Me quedaba una tarea pendiente: completar el panorama de Caseros –en la cárcel–, aquello que no tuvo que cabida en la reseña por distintos motivos que no vienen al caso, pero que podrían reconocerse en lo siguiente.
En un momento se me ocurrió poner que era una película demasiado peronista, pero pensándolo mejor desistí, porque el gorilismo no representa para mí una opción feliz, y menos en determinados contextos de producción gorilista. La línea argumental hubiera sido: este documental adolece de costumbrismo peronista. (Otro de los motivos por los que no fue abordado dicho argumento fue que no encontraba discurso con que sostenerlo.)
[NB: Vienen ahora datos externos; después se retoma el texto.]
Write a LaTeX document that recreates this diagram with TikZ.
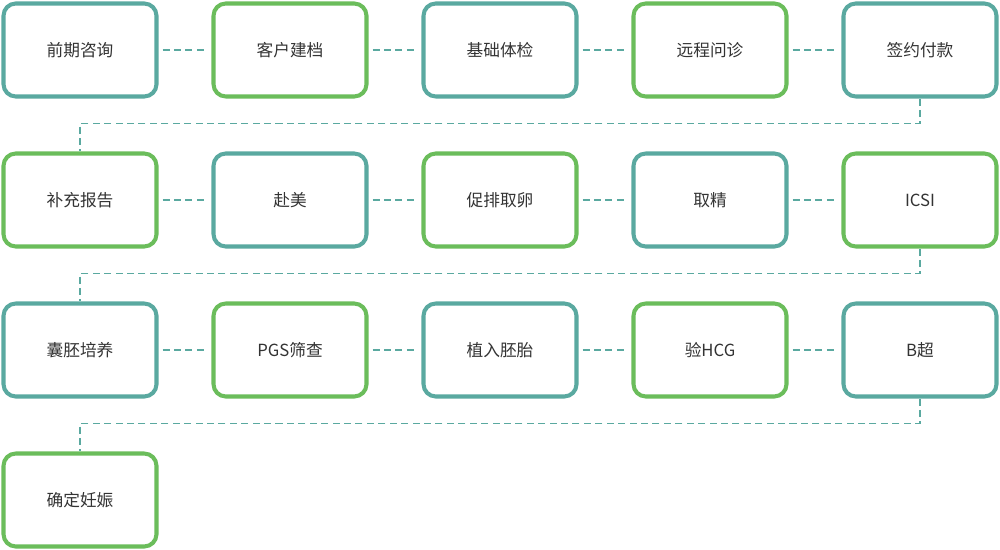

Sin embargo, persisten impresiones.
Por ejemplo, la visión retrospectiva genera en Caseros cierto tono de “canto a la vida”, que no por entenderlo –la verdad, el único buen destino que puede tener esa cárcel es su demolición– deja de molestarme. En última instancia, las cárceles siguen estando, aunque no sea esa. Lo mismo que las condiciones de represión: el urbanismo, la desocupación y el empobrecimiento se han integrado con más intensidad que nunca a la tarea de salvaguardar los mismos intereses de siempre y, así, han alivianado un poco la faena de las policías varias, que no por ello dejan de operar y responder a, digamos, sus mandos naturales. (Debo decir lo que me agobia: la coherencia del enemigo abona mi resentimiento.) Y, una vez generado dicho tono –si no festivo, al menos reconciliatorio con la realidad–, me resulta difícil no adjudicárselo al carácter de varios de sus protagonistas, a su condición de dirigentes sobrevivientes, reenganchados en los aparatos del Estado. En tal sentido, el mejor momento de la película es el siguiente: hacia el final, cada uno de los ex detenidos da cuenta de cuáles son sus actuales ocupaciones; entonces una larga serie de respuestas iniciada por Piccinini –quien había llegado hablar de “directivos” sindicales, como si un sindicato fuera una corporación– escalonó sindicalistas, diputados, legisladores municipales... Finalmente Hugo Colaone, un barbudo de anteojos, dice: “Bueno, ahora yo soy estudiante –estoy estudiando periodismo–, manejo un taxi, estoy en una sociedad de fomento y coordino un taller por la memoria. Es decir: ninguna actividad que atente contra los intereses populares”. (Ahí sí que me reí con ganas, como si presenciara, en una discusión ajena, la sensata ironía de aquél con quien yo simpatizaba interiormente.)